Porque não posso deixar de falar das coisas que gosto. Segue este trecho da rapsódia XIX da Odisséia, na tradução para o português, em prosa, de Antônio Pinto de Carvalho.
A velha, que tomara na palma da mão a perna de Ulisses, ao apalpá-la, reconheceu a cicatriz; largou o pé, que caiu dentro da bacia, o bronze ecoou, o vaso oscilou e a água entornou-se pelo solo. Então, seu coração, a um tempo, foi tomado de tristeza e de alegria, os olhos se lhe encheram de lágrimas, a voz se lhe tolheu na garganta. E, tocando no queixo de Ulisses, disse: "Sem dúvida, tu és Ulisses, meu filho querido! E eu não te reconheci! Foi preciso primeiro ter tocado no corpo de meu amo!" Disse, e ergueu os olhos para Penélope, querendo preveni-la que seu marido estava ali, em casa. Mas Penélope nada reparou nem percebeu, porque Atena lhe desviara a atenção. Entanto, Ulisses com a mão direita agarrou a ama pela garganta, e com a esquerda atraiu-a a si e lhe disse: "Velha ama, não me queiras deitar a perder. Tu me criaste e me trouxeste ao seio. Hoje, depois de tantos sofrimentos, regressei enfim, volvidos vinte anos, à terra pátria. Já que me reconhecestes e um deus te fez descobrir a verdade, cala-te, e que em palácio ninguém o saiba. Porque, eu te declaro - e não serão baldadas minhas palavras - se um deus fizer que os nobres pretendentes sucumbam a meus golpes, quando, em meu palácio, matar as outras escravas, não te pouparei, muito embora hajas sido minha ama". A prudente Euricléia lhe respondeu: "Meu filho, que palavra te escapou da barreira dos dentes! Sabes, no entanto, quanto meu coração é firme e inabalável; serei como a dura rocha, como o ferro. Mas uma coisa te quero dizer: grava-a em teu espírito. Se um deus fizer que teus golpes prostem os nobres pretendentes, indicar-te-ei quais as mulheres que em teu palácio te desprezam e quais as que te respeitam". O industrioso Ulisses lhe replicou: "Velha ama, para que indicar-mas? Não é preciso. Por mim próprio as observarei e avaliarei o que vale cada uma delas. Agora, guarda silêncio, nem uma palavra, e confia nos deuses". Disse; e a velha atravessou o palácio a fim de buscar água para novo banho, porque a primeira entornara-se toda. Depois de ela ter lavado e ungido o amo com óleo pingue, Ulisses puxou novamente a cadeira para junto do lume, para se aquecer, e cobriu a cicatriz com os farrapos.

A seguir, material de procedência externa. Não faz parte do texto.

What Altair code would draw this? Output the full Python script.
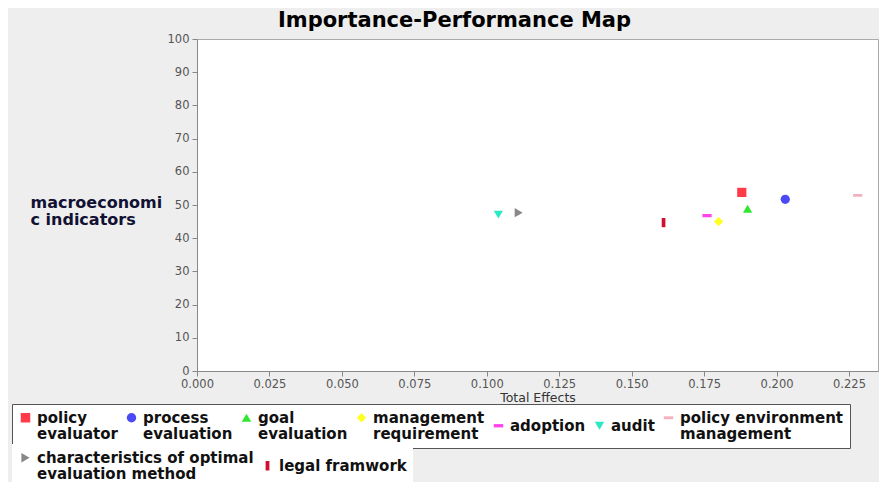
import json
import altair as alt
import pandas as pd

constructs = [
    "policy evaluator",
    "process evaluation",
    "goal evaluation",
    "management requirement",
    "adoption",
    "audit",
    "policy environment management",
    "characteristics of optimal evaluation method",
    "legal framwork",
]
total_effects = [0.188, 0.203, 0.190, 0.180, 0.176, 0.104, 0.228, 0.111, 0.161]
performances = [53.8, 51.7, 48.9, 45.0, 46.8, 47.1, 52.9, 47.7, 44.7]
legend_labels = [
    "policy|evaluator",
    "process|evaluation",
    "goal|evaluation",
    "management|requirement",
    "adoption",
    "audit",
    "policy environment|management",
    "characteristics of optimal|evaluation method",
    "legal framwork",
]
colors = ["#ff3b4a", "#4b4bf5", "#2ee82e", "#ffff22", "#ff44ee", "#2de8c4",
          "#f4b0c0", "#888888", "#d01030"]
shapes = [
    "square",
    "circle",
    "triangle-up",
    "diamond",
    "M-1,-0.35H1V0.35H-1Z",
    "triangle-down",
    "M-1,-0.3H1V0.3H-1Z",
    "triangle-right",
    "M-0.4,-1H0.4V1H-0.4Z",
]
x_ticks = [0.0, 0.025, 0.05, 0.075, 0.1, 0.125, 0.15, 0.175, 0.2, 0.225]
y_ticks = [0, 10, 20, 30, 40, 50, 60, 70, 80, 90, 100]
title_text = "Importance-Performance Map"
x_title = "Total Effects"
y_title = ["macroeconomi", "c indicators"]
first_row = 7  # legend items in the first legend row

df = pd.DataFrame({"construct": constructs, "effect": total_effects,
                   "performance": performances})
df_a = df.iloc[:first_row]
df_b = df.iloc[first_row:].rename(columns={"construct": "construct_b"})

label_map = json.dumps(dict(zip(constructs, legend_labels)))
label_expr = f"split({label_map}[datum.label], '|')"

legend_common = dict(
    title=None, orient="none", direction="horizontal",
    labelExpr=label_expr, labelFont="DejaVu Sans", labelFontSize=15,
    labelFontWeight="bold", labelColor="#111111", labelLimit=400,
    symbolSize=90, symbolStrokeWidth=0, symbolOpacity=1,
    fillColor="white", padding=6, columnPadding=6, labelOffset=4,
)
legend_a = alt.Legend(legendX=-185, legendY=365, columns=first_row,
                      strokeColor="#555555", **legend_common)
legend_b = alt.Legend(legendX=-185, legendY=405, columns=2, **legend_common)

x_enc = alt.X("effect:Q",
              scale=alt.Scale(domain=[0, 0.235], nice=False, zero=False),
              axis=alt.Axis(values=x_ticks, format=".3f", title=x_title, grid=False,
                            labelFlush=False, labelFont="DejaVu Sans", labelFontSize=11.5,
                            labelColor="#555555", tickColor="#888888",
                            domainColor="#888888", tickSize=5, labelPadding=2,
                            titleFont="DejaVu Sans", titleFontSize=12.5,
                            titleFontWeight="normal", titleColor="#333333",
                            titlePadding=2))
y_enc = alt.Y("performance:Q",
              scale=alt.Scale(domain=[0, 100], nice=False),
              axis=alt.Axis(values=y_ticks, grid=False, title=y_title, titleAngle=0,
                            titleAlign="left", titleX=-167, titleY=168,
                            titleBaseline="alphabetic", titleFontSize=16,
                            titleFontWeight="bold", titleFont="DejaVu Sans",
                            titleLineHeight=17, titleColor="#111133",
                            labelFlush=False, labelFont="DejaVu Sans", labelFontSize=11.5,
                            labelColor="#555555", tickColor="#888888",
                            domainColor="#888888", tickSize=5, labelPadding=3))

layer_a = alt.Chart(df_a).mark_point(filled=True, size=85, opacity=1).encode(
    x=x_enc, y=y_enc,
    color=alt.Color("construct:N",
                    scale=alt.Scale(domain=constructs[:first_row], range=colors[:first_row]),
                    legend=legend_a),
    shape=alt.Shape("construct:N",
                    scale=alt.Scale(domain=constructs[:first_row], range=shapes[:first_row]),
                    legend=legend_a),
)
layer_b = alt.Chart(df_b).mark_point(filled=True, size=85, opacity=1).encode(
    x=x_enc, y=y_enc,
    color=alt.Color("construct_b:N",
                    scale=alt.Scale(domain=constructs[first_row:], range=colors[first_row:]),
                    legend=legend_b),
    shape=alt.Shape("construct_b:N",
                    scale=alt.Scale(domain=constructs[first_row:], range=shapes[first_row:]),
                    legend=legend_b),
)

chart = alt.layer(layer_a, layer_b).resolve_scale(
    color="independent", shape="independent"
).properties(
    width=681, height=332,
    title=alt.TitleParams(title_text, font="DejaVu Sans", fontSize=21,
                          fontWeight="bold", color="black", anchor="middle",
                          offset=2, dx=-83),
    background="#eeeeee",
    padding={"left": 189, "top": 31, "right": 1, "bottom": 111},
    autosize="none",
).configure(
    style={"guide-label": {"lineHeight": 16}},
    view=alt.ViewConfig(fill="white", stroke="#aaaaaa"),
)

chart.save("out.html", embed_options={"renderer": "svg", "actions": False})
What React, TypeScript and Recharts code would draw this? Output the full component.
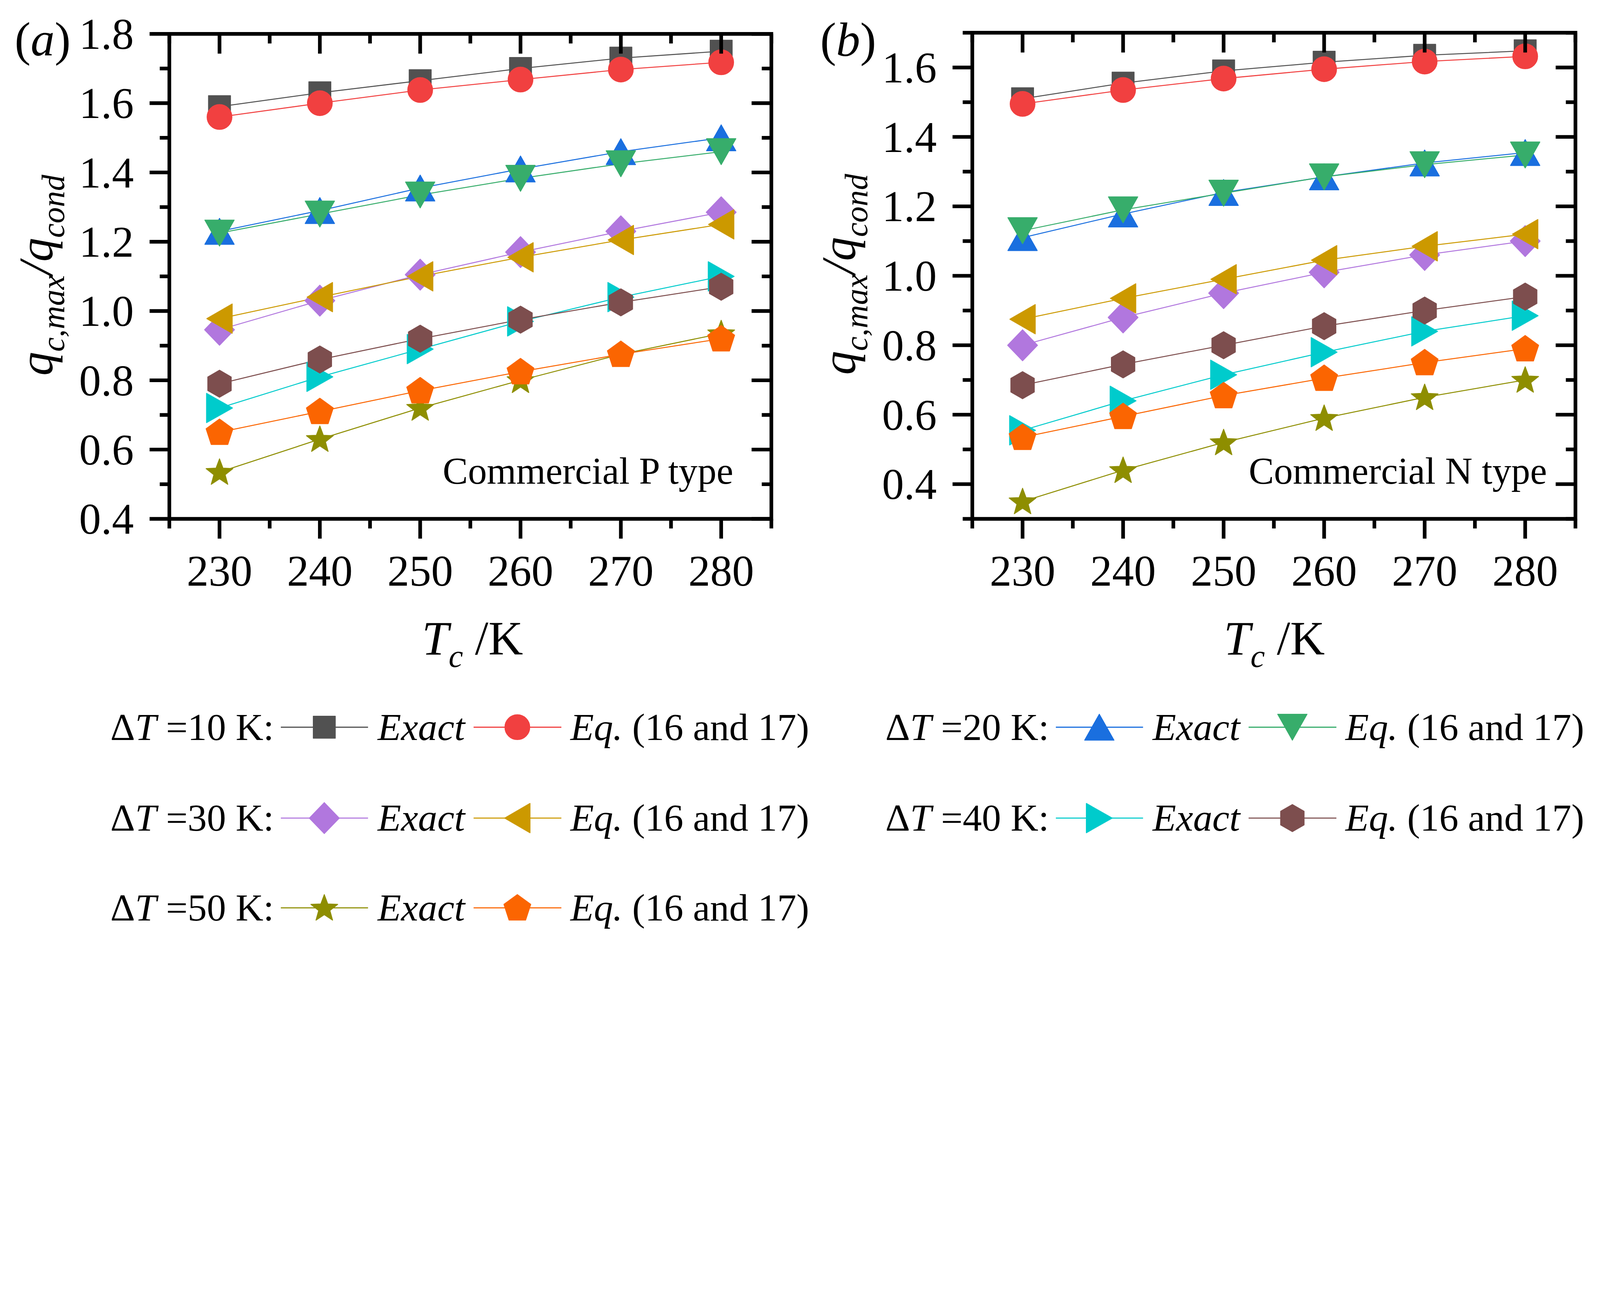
import React from 'react';
import { LineChart, Line, XAxis, YAxis, ReferenceArea } from 'recharts';

const FONT = "'Liberation Serif', 'Times New Roman', Times, serif";

// x categories (Tc / K) and axis ticks
const TC = [230, 240, 250, 260, 270, 280];
const X_TICKS = [225, 230, 235, 240, 245, 250, 255, 260, 265, 270, 275, 280, 285];
const Y_TICKS_P = [0.4, 0.5, 0.6, 0.7, 0.8, 0.9, 1.0, 1.1, 1.2, 1.3, 1.4, 1.5, 1.6, 1.7, 1.8];
const Y_TICKS_N = [0.3, 0.4, 0.5, 0.6, 0.7, 0.8, 0.9, 1.0, 1.1, 1.2, 1.3, 1.4, 1.5, 1.6, 1.7];

// (a) commercial P type
const P_EXACT_10 = [1.59, 1.63, 1.665, 1.7, 1.73, 1.75];
const P_EQ_10 = [1.56, 1.6, 1.638, 1.668, 1.697, 1.718];
const P_EXACT_20 = [1.23, 1.29, 1.355, 1.41, 1.46, 1.5];
const P_EQ_20 = [1.225, 1.28, 1.335, 1.383, 1.425, 1.46];
const P_EXACT_30 = [0.946, 1.03, 1.105, 1.17, 1.23, 1.285];
const P_EQ_30 = [0.978, 1.04, 1.1, 1.155, 1.205, 1.25];
const P_EXACT_40 = [0.72, 0.81, 0.89, 0.97, 1.04, 1.1];
const P_EQ_40 = [0.79, 0.86, 0.92, 0.975, 1.025, 1.07];
const P_EXACT_50 = [0.535, 0.63, 0.72, 0.8, 0.875, 0.935];
const P_EQ_50 = [0.65, 0.71, 0.77, 0.825, 0.875, 0.92];

// (b) commercial N type
const N_EXACT_10 = [1.51, 1.555, 1.59, 1.615, 1.635, 1.648];
const N_EQ_10 = [1.495, 1.535, 1.568, 1.595, 1.617, 1.632];
const N_EXACT_20 = [1.11, 1.178, 1.24, 1.285, 1.325, 1.355];
const N_EQ_20 = [1.13, 1.19, 1.238, 1.285, 1.32, 1.348];
const N_EXACT_30 = [0.8, 0.88, 0.95, 1.01, 1.06, 1.1];
const N_EQ_30 = [0.875, 0.935, 0.99, 1.045, 1.085, 1.12];
const N_EXACT_40 = [0.555, 0.64, 0.715, 0.78, 0.84, 0.885];
const N_EQ_40 = [0.685, 0.745, 0.8, 0.855, 0.9, 0.94];
const N_EXACT_50 = [0.35, 0.44, 0.52, 0.59, 0.65, 0.7];
const N_EQ_50 = [0.535, 0.595, 0.655, 0.705, 0.75, 0.79];

const SERIES = [
  { key: 'e10', dt: 10, color: '#515151', shape: 'square' },
  { key: 'q10', dt: 10, color: '#F14040', shape: 'circle' },
  { key: 'e20', dt: 20, color: '#1A6FDF', shape: 'up' },
  { key: 'q20', dt: 20, color: '#37AD6B', shape: 'down' },
  { key: 'e30', dt: 30, color: '#B177DE', shape: 'diamond' },
  { key: 'q30', dt: 30, color: '#CC9900', shape: 'left' },
  { key: 'e40', dt: 40, color: '#00CBCC', shape: 'right' },
  { key: 'q40', dt: 40, color: '#7D4E4E', shape: 'hexagon' },
  { key: 'e50', dt: 50, color: '#8E8E00', shape: 'star' },
  { key: 'q50', dt: 50, color: '#FB6501', shape: 'pentagon' },
];

function buildRows(cols: Record<string, number[]>) {
  return TC.map((tc, i) => {
    const row: Record<string, number> = { tc };
    Object.keys(cols).forEach((k) => (row[k] = cols[k][i]));
    return row;
  });
}

const P_ROWS = buildRows({
  e10: P_EXACT_10, q10: P_EQ_10, e20: P_EXACT_20, q20: P_EQ_20, e30: P_EXACT_30,
  q30: P_EQ_30, e40: P_EXACT_40, q40: P_EQ_40, e50: P_EXACT_50, q50: P_EQ_50,
});
const N_ROWS = buildRows({
  e10: N_EXACT_10, q10: N_EQ_10, e20: N_EXACT_20, q20: N_EQ_20, e30: N_EXACT_30,
  q30: N_EQ_30, e40: N_EXACT_40, q40: N_EQ_40, e50: N_EXACT_50, q50: N_EQ_50,
});

function polygon(cx: number, cy: number, n: number, rOut: number, rIn?: number) {
  const pts: string[] = [];
  const count = rIn ? n * 2 : n;
  for (let i = 0; i < count; i++) {
    const a = (-90 + (i * 360) / count) * (Math.PI / 180);
    const r = rIn && i % 2 === 1 ? rIn : rOut;
    pts.push(`${cx + r * Math.cos(a)},${cy + r * Math.sin(a)}`);
  }
  return pts.join(' ');
}

function Marker({ shape, cx, cy, color }: { shape: string; cx: number; cy: number; color: string }) {
  const st = { fill: color, stroke: color, strokeWidth: 3, strokeLinejoin: 'round' as const };
  switch (shape) {
    case 'square':
      return <rect x={cx - 39} y={cy - 39} width={78} height={78} {...st} />;
    case 'circle':
      return <circle cx={cx} cy={cy} r={44} {...st} />;
    case 'up':
      return <polygon points={`${cx},${cy - 46} ${cx + 52},${cy + 46} ${cx - 52},${cy + 46}`} {...st} />;
    case 'down':
      return <polygon points={`${cx},${cy + 46} ${cx + 52},${cy - 46} ${cx - 52},${cy - 46}`} {...st} />;
    case 'diamond':
      return <polygon points={`${cx},${cy - 55} ${cx + 53},${cy} ${cx},${cy + 55} ${cx - 53},${cy}`} {...st} />;
    case 'left':
      return <polygon points={`${cx - 45},${cy} ${cx + 45},${cy - 52} ${cx + 45},${cy + 52}`} {...st} />;
    case 'right':
      return <polygon points={`${cx + 46},${cy} ${cx - 46},${cy - 52} ${cx - 46},${cy + 52}`} {...st} />;
    case 'hexagon':
      return <polygon points={polygon(cx, cy, 6, 48)} {...st} />;
    case 'star':
      return <polygon points={polygon(cx, cy + 3, 5, 50, 21)} {...st} />;
    case 'pentagon':
      return <polygon points={polygon(cx, cy + 3, 5, 50)} {...st} />;
    default:
      return null;
  }
}

const isMajorX = (v: number) => Math.round(v) % 10 === 0;
const isMajorY = (v: number) => Math.round(v * 10) % 2 === 0;

function XTick(props: any) {
  const { x, y, payload, plotTop } = props;
  const v = payload.value;
  const major = isMajorX(v);
  const len = major ? 70 : 34;
  return (
    <g>
      <line x1={x} x2={x} y1={y} y2={y + len} stroke="#000" strokeWidth={13} />
      <line x1={x} x2={x} y1={plotTop} y2={plotTop + len} stroke="#000" strokeWidth={13} />
      {major && (
        <text x={x} y={y + 237} textAnchor="middle" fontSize={155} fontFamily={FONT} fill="#000">
          {v}
        </text>
      )}
    </g>
  );
}

function YTick(props: any) {
  const { x, y, payload, plotRight } = props;
  const v = payload.value;
  const major = isMajorY(v);
  const len = major ? 70 : 34;
  return (
    <g>
      <line x1={x} x2={x - len} y1={y} y2={y} stroke="#000" strokeWidth={13} />
      <line x1={plotRight} x2={plotRight - len} y1={y} y2={y} stroke="#000" strokeWidth={13} />
      {major && (
        <text x={x - 126} y={y + 53} textAnchor="end" fontSize={155} fontFamily={FONT} fill="#000">
          {v.toFixed(1)}
        </text>
      )}
    </g>
  );
}

function Panel({ left, rows, yDomain, yTicks, marginTop, marginRight }: any) {
  const width = 2800;
  const height = 2200;
  const plotBottom = 1838;
  const plotTop = marginTop;
  const plotRight = width - marginRight;
  return (
    <div style={{ position: 'absolute', left, top: 0, width, height }}>
      <LineChart width={width} height={height} data={rows} margin={{ top: marginTop, right: marginRight, bottom: 0, left: 0 }}>
        <ReferenceArea x1={225} x2={285} y1={yDomain[0]} y2={yDomain[1]} fill="none" fillOpacity={0} stroke="#000" strokeWidth={13} />
        <XAxis
          dataKey="tc"
          type="number"
          domain={[225, 285]}
          ticks={X_TICKS}
          interval={0}
          allowDataOverflow
          height={height - plotBottom}
          axisLine={false}
          tickLine={false}
          tickSize={0}
          tickMargin={0}
          tick={(p: any) => <XTick {...p} plotTop={plotTop} />}
        />
        <YAxis
          type="number"
          domain={yDomain}
          ticks={yTicks}
          interval={0}
          allowDataOverflow
          width={600}
          axisLine={false}
          tickLine={false}
          tickSize={0}
          tickMargin={0}
          tick={(p: any) => <YTick {...p} plotRight={plotRight} />}
        />
        {SERIES.map((s) => (
          <Line
            key={s.key}
            dataKey={s.key}
            type="linear"
            stroke={s.color}
            strokeWidth={3.5}
            isAnimationActive={false}
            activeDot={false}
            dot={(p: any) =>
              p.cx == null ? <g key={`${s.key}-${p.index}`} /> : <Marker key={`${s.key}-${p.index}`} shape={s.shape} cx={p.cx} cy={p.cy} color={s.color} />
            }
          />
        ))}
      </LineChart>
    </div>
  );
}

const LEGEND_COL_X = [391, 3137];
const LEGEND_ROW_Y = [2576, 2898, 3216];
const LEGEND_PLACE = [
  { dt: 10, col: 0, row: 0 },
  { dt: 20, col: 1, row: 0 },
  { dt: 30, col: 0, row: 1 },
  { dt: 40, col: 1, row: 1 },
  { dt: 50, col: 0, row: 2 },
];

function YTitle({ x, y }: { x: number; y: number }) {
  return (
    <text transform={`translate(${x},${y}) rotate(-90)`} textAnchor="middle" fontFamily={FONT} fontStyle="italic" fill="#000">
      <tspan fontSize={170}>q</tspan>
      <tspan fontSize={115} dy={42}>c,max</tspan>
      <tspan fontSize={170} dy={-42}>/q</tspan>
      <tspan fontSize={115} dy={42}>cond</tspan>
    </text>
  );
}

function XTitle({ x, y }: { x: number; y: number }) {
  return (
    <text x={x} y={y} textAnchor="middle" fontFamily={FONT} fill="#000">
      <tspan fontSize={170} fontStyle="italic">T</tspan>
      <tspan fontSize={115} fontStyle="italic" dy={44}>c</tspan>
      <tspan fontSize={170} dy={-44}> /K</tspan>
    </text>
  );
}

function Overlay() {
  return (
    <svg width={5669} height={3358} style={{ position: 'absolute', left: 0, top: 0, pointerEvents: 'none' }}>
      <text x={52} y={196} fontSize={170} fontFamily={FONT} fill="#000">
        (<tspan fontStyle="italic">a</tspan>)
      </text>
      <text x={2906} y={198} fontSize={170} fontFamily={FONT} fill="#000">
        (<tspan fontStyle="italic">b</tspan>)
      </text>
      <YTitle x={185} y={975} />
      <YTitle x={3030} y={972} />
      <XTitle x={1674} y={2318} />
      <XTitle x={4515} y={2318} />
      <text x={2598} y={1714} textAnchor="end" fontSize={134} fontFamily={FONT} fill="#000">
        Commercial P type
      </text>
      <text x={5481} y={1713} textAnchor="end" fontSize={134} fontFamily={FONT} fill="#000">
        Commercial N type
      </text>
      {LEGEND_PLACE.map((lp) => {
        const x0 = LEGEND_COL_X[lp.col];
        const ly = LEGEND_ROW_Y[lp.row];
        const [exact, eq] = SERIES.filter((s) => s.dt === lp.dt);
        return (
          <g key={lp.dt}>
            <text x={x0} y={ly + 45} fontSize={136} fontFamily={FONT} fill="#000">
              Δ<tspan fontStyle="italic">T</tspan> ={lp.dt} K:
            </text>
            <line x1={x0 + 604} x2={x0 + 913} y1={ly} y2={ly} stroke={exact.color} strokeWidth={4} />
            <Marker shape={exact.shape} cx={x0 + 758} cy={ly} color={exact.color} />
            <text x={x0 + 947} y={ly + 45} fontSize={136} fontFamily={FONT} fontStyle="italic" fill="#000">
              Exact
            </text>
            <line x1={x0 + 1287} x2={x0 + 1598} y1={ly} y2={ly} stroke={eq.color} strokeWidth={4} />
            <Marker shape={eq.shape} cx={x0 + 1442} cy={ly} color={eq.color} />
            <text x={x0 + 1630} y={ly + 45} fontSize={136} fontFamily={FONT} fill="#000">
              <tspan fontStyle="italic">Eq.</tspan> (16 and 17)
            </text>
          </g>
        );
      })}
    </svg>
  );
}

export default function App() {
  // the figure is laid out at 5669x3358; shrink it if the window is narrower
  const vw = typeof window !== 'undefined' ? window.innerWidth : 5669;
  const vh = typeof window !== 'undefined' ? window.innerHeight : 3358;
  const s = Math.min(1, vw / 5669, vh / 3358);
  return (
    <div style={{ position: 'absolute', left: 0, top: 0, width: 5669, height: 3358, background: '#fff', fontFamily: FONT, transform: `scale(${s})`, transformOrigin: '0 0' }}>
      <Panel left={0} rows={P_ROWS} yDomain={[0.4, 1.8]} yTicks={Y_TICKS_P} marginTop={120} marginRight={67} />
      <Panel left={2845} rows={N_ROWS} yDomain={[0.3, 1.7]} yTicks={Y_TICKS_N} marginTop={116} marginRight={63} />
      <Overlay />
    </div>
  );
}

Há tanto neste trecho de literatura que coitado sou eu pra dissertá-lo. Mas chamo a atenção para a beleza de três coisas: A síntaxe portuguesa, o tempo, e a cena em si. Ainda não pude lê-lo no original. Mas chego lá. O que me impressiona é que, tendo mais de dois mil e quinhentos anos, soa tão real. Posso imaginar o quarto, à noite, onde se encontra Ulisses e Euricléia. E Penélope ao fundo. Escuto o som do bronze da bacia a tilintar no duro chão e da água a se espalhar em meio à angústia da situação. Posso ver o rosto da ama a se estupefar de surpresa, o de Ulisses a ansiar. Nem posso falar da mão na garganta a apertar, sou incompetente demais para isto. Em meio ao domínio do homem, há a doce e firme palavra da mulher, com que este post finalizo: "Meu filho, que palavra te escapou da barreira dos dentes!"